Security teams also need to account for how identity data drifts across systems. A user may be approved in HR, provisioned in one app, inherited through group membership in another, and still retain dormant access after role changes. The governance platform therefore has to reconcile ownership, entitlements, and exceptions across the full stack, not merely trigger tickets. Guidance from the NIST Cybersecurity Framework 2.0 reinforces the need for coordinated identity risk management, while NHIMG’s Ultimate Guide to NHIs — Key Challenges and Risks shows why fragmented visibility is a practical control failure, not just an administrative inconvenience. In practice, many security teams encounter excessive access only after a merger, app retirement, or audit has already exposed the mismatch.
How It Works in Practice
IGA platform selection should start with the question, “Can this platform govern identities across disconnected applications and prove it?” In a sprawl-heavy environment, the answer depends less on the approval workflow UI and more on data ingestion, entitlement normalization, ownership mapping, and lifecycle orchestration. The platform must correlate account state across HR, ERP, finance, and business SaaS, then detect when one identity has multiple access paths that create cumulative risk. That includes human users, contractors, service accounts, and other NHIs.

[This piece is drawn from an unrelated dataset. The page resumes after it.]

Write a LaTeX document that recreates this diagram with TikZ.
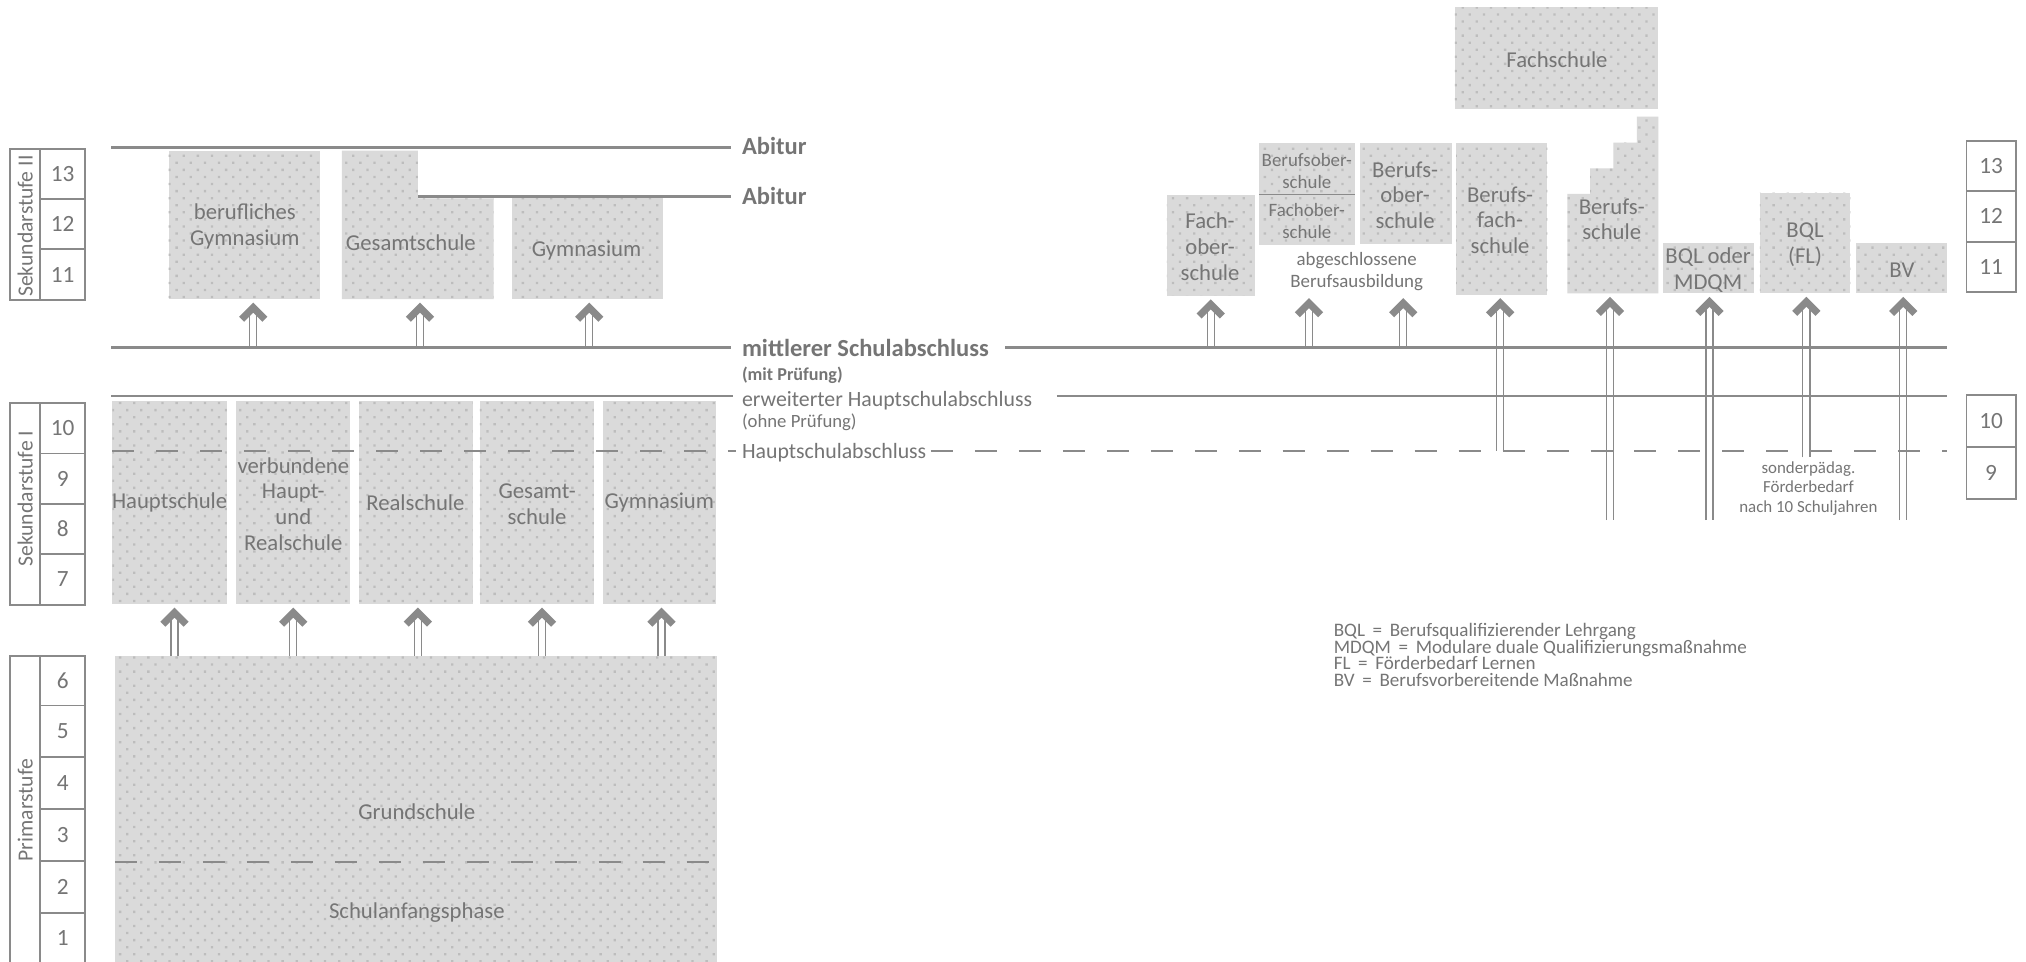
\documentclass[tikz,border=0pt]{standalone}
\usepackage{fontspec}
\setmainfont{Carlito}
\usetikzlibrary{fit,calc,patterns.meta}
\definecolor{ln}{HTML}{8A8A8A}
\definecolor{tx}{HTML}{757575}
\definecolor{bx}{HTML}{DADADA}
\definecolor{dt}{HTML}{BDBDBD}
\newcommand\fsz[2]{\fontsize{#1}{#2}\selectfont}
\newcommand\uparr[2]{%
  \draw[shaft] (#1) -- ($(#1 |- #2)+(0,8)$);
  \pic at ($(#1 |- #2)+(0,6.6)$) {chev};}
\tikzset{
  tex/.style={fill=bx, postaction={pattern={Dots[radius=0.9pt,distance=5.5pt,angle=45]}, pattern color=dt}},
  sbox/.style={tex, fit={#1}, inner sep=0pt, outer sep=0pt, draw=none},
  hole/.style={fit={#1}, inner sep=0pt, outer sep=0pt, draw=none},
  btxt/.style={font=\fsz{12.5}{14.2}, align=center, text=tx, inner sep=0pt},
  stxt/.style={font=\fsz{10.4}{12.1}, align=center, text=tx, inner sep=0pt},
  ttxt/.style={font=\fsz{9.3}{10.7}, align=center, text=tx, inner sep=0pt},
  ltxt/.style={font=\fsz{12}{14}, text=tx, inner sep=0pt, anchor=base west},
  lbold/.style={font=\fsz{13.5}{15}\bfseries, text=tx, inner sep=0pt, anchor=base west},
  num/.style={font=\fsz{12.8}{14}, text=tx, inner sep=0pt},
  vlab/.style={font=\fsz{11.9}{13}, text=tx, inner sep=0pt, rotate=90},
  legt/.style={font=\fsz{10.5}{9}, text=tx, inner sep=0pt, anchor=base west},
  thickln/.style={draw=ln, line width=1.9pt},
  thinln/.style={draw=ln, line width=0.9pt},
  dashln/.style={draw=ln, line width=1.1pt, dash pattern=on 12.1pt off 12.1pt},
  lab/.style={draw=ln, line width=1pt},
  shaft/.style={draw=ln, line width=0.7pt, double=white, double distance=3.2pt},
  chev/.pic={\draw[draw=ln, line width=3.9pt, line join=miter, line cap=butt] (-9,9) -- (0,0) -- (9,9);},
}
\begin{document}
\begin{tikzpicture}[x=0.025cm, y=-0.025cm]
\useasboundingbox (0,0) rectangle (1568,744);
\fill[white] (0,0) rectangle (1568,744);

% ---------- left label boxes
\draw[lab] (8,115) rectangle (66,232);
\draw[lab] (31,115) -- (31,232) (31,154) -- (66,154) (31,193) -- (66,193);
\node[vlab] (lsek2) at (19.5,175) {Sekundarstufe II};
\node[num] (n13) at (48.5,134.5) {13};
\node[num] (n12) at (48.5,173.5) {12};
\node[num] (n11) at (48.5,212.5) {11};

\draw[lab] (8,312) rectangle (66,468);
\draw[lab] (31,312) -- (31,468) (31,351) -- (66,351) (31,390) -- (66,390) (31,429) -- (66,429);
\node[vlab] (lsek1) at (19.5,386) {Sekundarstufe I};
\node[num] (n10) at (48.5,331.5) {10};
\node[num] (n9) at (48.5,370.5) {9};
\node[num] (n8) at (48.5,409.5) {8};
\node[num] (n7) at (48.5,448.5) {7};

\draw[lab] (8,508) rectangle (66,760);
\draw[lab] (31,508) -- (31,760) (31,546) -- (66,546) (31,586) -- (66,586) (31,626) -- (66,626) (31,666.5) -- (66,666.5) (31,706.4) -- (66,706.4);
\node[vlab] (lprim) at (19.5,627) {Primarstufe};
\node[num] (n6) at (48.5,527) {6};
\node[num] (n5) at (48.5,566) {5};
\node[num] (n4) at (48.5,606) {4};
\node[num] (n3) at (48.5,646) {3};
\node[num] (n2) at (48.5,686.5) {2};
\node[num] (n1) at (48.5,726) {1};

% ---------- right label boxes
\draw[lab] (1522,109) rectangle (1560,226);
\draw[lab] (1522,148) -- (1560,148) (1522,187) -- (1560,187);
\node[num] (r13) at (1541,128.5) {13};
\node[num] (r12) at (1541,167.5) {12};
\node[num] (r11) at (1541,206.5) {11};
\draw[lab] (1522,306) rectangle (1560,386);
\draw[lab] (1522,346) -- (1560,346);
\node[num] (r10) at (1541,326) {10};
\node[num] (r9) at (1541,366) {9};

% ---------- Sek II boxes
\node[sbox={(130.6,116.5)(247.6,231.5)}] (bg) {};
\fill[tex] (264.5,116.5) -- (323.5,116.5) -- (323.5,153.5) -- (382,153.5) -- (382,231.5) -- (264.5,231.5) -- cycle;
\node[hole={(264.5,116.5)(382,231.5)}] (gs2) {};
\node[sbox={(396.6,153.5)(513,231.5)}] (gy2) {};

% ---------- Sek I boxes
\node[sbox={(87,310)(175.6,467.5)}] (hs) {};
\node[sbox={(182.7,310)(270.9,467.5)}] (vb) {};
\node[sbox={(277.6,310)(365.8,467.5)}] (rs) {};
\node[sbox={(371.4,310)(459.6,467.5)}] (ge) {};
\node[sbox={(466.3,310)(554.5,467.5)}] (gy1) {};

% ---------- Grundschule
\node[sbox={(89,507.7)(555,760)}] (gr) {};

% ---------- right boxes
\node[sbox={(1126,5.7)(1283,84.6)}] (fach) {};
\node[sbox={(903,151)(971,229)}] (fos) {};
\node[sbox={(974.7,111)(1048.8,189.6)}] (bos1) {};
\node[sbox={(1052.6,111)(1123.6,189)}] (bos2) {};
\node[sbox={(1127,111)(1197.6,228)}] (bfs) {};
\fill[tex] (1213,227) -- (1213,150) -- (1230.7,150) -- (1230.7,130.3) -- (1248.7,130.3) -- (1248.7,110.4) -- (1266.8,110.4) -- (1266.8,90.3) -- (1283.5,90.3) -- (1283.5,227) -- cycle;
\node[hole={(1213,90.3)(1283.5,227)}] (bs) {};
\node[sbox={(1287.4,188.3)(1357.8,227)}] (bqlm) {};
\node[sbox={(1362,149)(1432,227)}] (bqlfl) {};
\node[sbox={(1436.5,188.3)(1507,227)}] (bv) {};
\draw[draw=ln, line width=0.9pt] (bos1.west |- 0,150.4) -- (bos1.east |- 0,150.4);
\coordinate (abs) at (1050,228);

% ---------- arrow start points
\coordinate (a1) at (196,269);
\coordinate (a2) at (325,269);
\coordinate (a3) at (456,269);
\coordinate (b1) at (135,507.7);
\coordinate (b2) at (227,507.7);
\coordinate (b3) at (323.4,507.7);
\coordinate (b4) at (419.5,507.7);
\coordinate (b5) at (512,507.7);
\coordinate (c1) at (937,269);
\coordinate (c2) at (1013,269);
\coordinate (c3) at (1086,269);
\coordinate (c4) at (1161,349);
\coordinate (c5) at (1246,402.5);
\coordinate (c6) at (1323,402.5);
\coordinate (c7) at (1398,354);
\coordinate (c8) at (1473,402.5);

\uparr{a1}{bg.south}
\uparr{a2}{gs2.south}
\uparr{a3}{gy2.south}
\uparr{b1}{hs.south}
\uparr{b2}{vb.south}
\uparr{b3}{rs.south}
\uparr{b4}{ge.south}
\uparr{b5}{gy1.south}
\uparr{c1}{fos.south}
\uparr{c2}{abs}
\uparr{c3}{abs}
\uparr{c4}{bfs.south}
\uparr{c5}{bs.south}
\uparr{c6}{bqlm.south}
\uparr{c7}{bqlfl.south}
\uparr{c8}{bv.south}

% ---------- horizontal lines
\draw[thickln] (86,114) -- (566,114);
\draw[thickln] (323.5,152) -- (566,152);
\draw[thickln] (86,269) -- (566,269);
\draw[thickln] (778,269) -- (1507,269);
\draw[thinln] (86,306.5) -- (567,306.5);
\draw[thinln] (818,306.5) -- (1507,306.5);
\draw[dashln] (87,349) -- (570,349);
\draw[dashln] (720.5,349) -- (1507,349);
\draw[dashln] (89,667) -- (555,667);

% ---------- line labels
\node[lbold] (abi1) at (574,119.6) {Abitur};
\node[lbold] (abi2) at (574,158) {Abitur};
\node[lbold] (msa) at (574,276) {mittlerer Schulabschluss};
\node[font=\fsz{10}{12}\bfseries, text=tx, inner sep=0pt, anchor=base west] (mp) at (574,294.5) {(mit Prüfung)};
\node[ltxt] (eha) at (574,314.5) {erweiterter Hauptschulabschluss};
\node[font=\fsz{10.3}{12}, text=tx, inner sep=0pt, anchor=base west] (op) at (574,330.5) {(ohne Prüfung)};
\node[ltxt] (hsa) at (574,355) {Hauptschulabschluss};

% ---------- box texts
\node[btxt] at (189.5,175) {berufliches\\Gymnasium};
\node[btxt] at (318,188) {Gesamtschule};
\node[btxt] at (454,194) {Gymnasium};
\node[btxt] at (131.3,389) {Hauptschule};
\node[btxt] at (227,390) {verbundene\\Haupt-\\und\\Realschule};
\node[btxt] at (321.5,389) {Realschule};
\node[btxt] at (415.7,390.5) {Gesamt-\\schule};
\node[btxt] at (510.3,389) {Gymnasium};
\node[btxt] at (322.6,628) {Grundschule};
\node[btxt] at (322.6,706) {Schulanfangsphase};

\node[btxt] at (1205,46) {Fachschule};
\node[btxt] at (936.5,191) {Fach-\\ober-\\schule};
\node[stxt] at (1011.4,132) {Berufsober-\\schule};
\node[stxt] at (1011.4,171) {Fachober-\\schule};
\node[stxt] at (1050,210.3) {abgeschlossene\\Berufsausbildung};
\node[btxt] at (1087.5,151) {Berufs-\\ober-\\schule};
\node[btxt] at (1161,170.4) {Berufs-\\fach-\\schule};
\node[btxt] at (1247.4,169.7) {Berufs-\\schule};
\node[btxt] at (1322,209) {BQL oder\\MDQM};
\node[btxt] at (1397,189.5) {BQL\\(FL)};
\node[btxt] at (1472,209) {BV};
\node[ttxt] at (1399.6,378) {sonderpädag.\\Förderbedarf\\nach 10 Schuljahren};

% ---------- legend
\node[legt] (lg1) at (1032,492.8) {BQL\hspace{0.4em}=\hspace{0.4em}Berufsqualifizierender Lehrgang};
\node[legt] (lg2) at (1032,505.5) {MDQM\hspace{0.4em}=\hspace{0.4em}Modulare duale Qualifizierungsmaßnahme};
\node[legt] (lg3) at (1032,518.2) {FL\hspace{0.4em}=\hspace{0.4em}Förderbedarf Lernen};
\node[legt] (lg4) at (1032,531) {BV\hspace{0.4em}=\hspace{0.4em}Berufsvorbereitende Maßnahme};
\end{tikzpicture}
\end{document}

In practice, the strongest platforms support:
- Cross-application entitlement aggregation so access can be reviewed as a single risk picture.

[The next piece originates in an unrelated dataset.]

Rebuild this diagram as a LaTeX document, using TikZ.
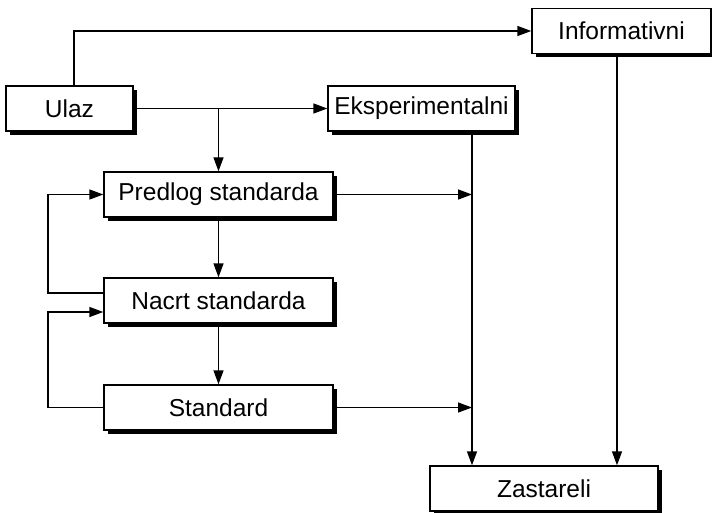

- Role and policy modeling that can compare intended access with actual access across systems.
- Automated joiner-mover-leaver workflows that do not depend on each app team to interpret requests differently.
- Certification campaigns that surface duplicate, inherited, and stale access rather than just listing accounts.
- Continuous reconciliation so changes in one application are reflected in downstream governance records.
This is where current guidance suggests integrating IGA with broader identity telemetry and control frameworks. NIST’s identity and access guidance, together with the governance direction reflected in Ultimate Guide to NHIs — The NHI Market, points toward unified visibility as the control objective. For complex estates, teams should prefer platforms that can ingest multiple authoritative sources, tolerate inconsistent schemas, and preserve audit evidence across systems rather than forcing every app into a single brittle model. These controls tend to break down when identity ownership is split across subsidiaries or acquired platforms because entitlement data becomes inconsistent before governance rules can reconcile it.
Common Variations and Edge Cases
Tighter cross-application governance often increases deployment and data-normalisation overhead, requiring organisations to balance coverage against implementation complexity. That tradeoff is real in hybrid estates, especially when legacy applications cannot expose modern APIs or when business units insist on local ownership of approvals. In those cases, best practice is evolving, and there is no universal standard for how much manual remediation is acceptable before the platform is considered effective.
One edge case is app-specific governance that is strong within a single SaaS domain but weak across the enterprise. That can still be useful for local compliance, but it should not be mistaken for enterprise IGA if entitlement inheritance and shared identities are not reconciled centrally. Another is rapid acquisition integration, where the immediate need is not perfect automation but rapid discovery of orphaned accounts and duplicate roles. Security leaders should also treat NHIs as first-class citizens in platform selection, because service accounts often bypass the human-centric assumptions embedded in older IGA tools. The strongest buying criterion is whether the platform can maintain a defensible identity control plane as the application estate keeps expanding, not whether it can automate one more approval queue.
Standards & Framework Alignment
This section maps relevant standards and security frameworks to the operational risks and controls described in this guidance.
OWASP Non-Human Identity Top 10 address the attack and risk surface, while NIST CSF 2.0 and NIST AI RMF set the governance and control requirements practitioners need to meet.
| Framework | Control / Reference | Relevance |
|---|---|---|
| NIST CSF 2.0 | PR.AC-4 | Cross-app entitlement control maps to managing access permissions consistently. |
| OWASP Non-Human Identity Top 10 | NHI-01 | Application sprawl often hides service accounts and API keys from governance. |
| NIST AI RMF | Governance of complex identity estates needs accountable, measurable risk management. |
Unify entitlement review across all apps and enforce least privilege with continuous access reconciliation.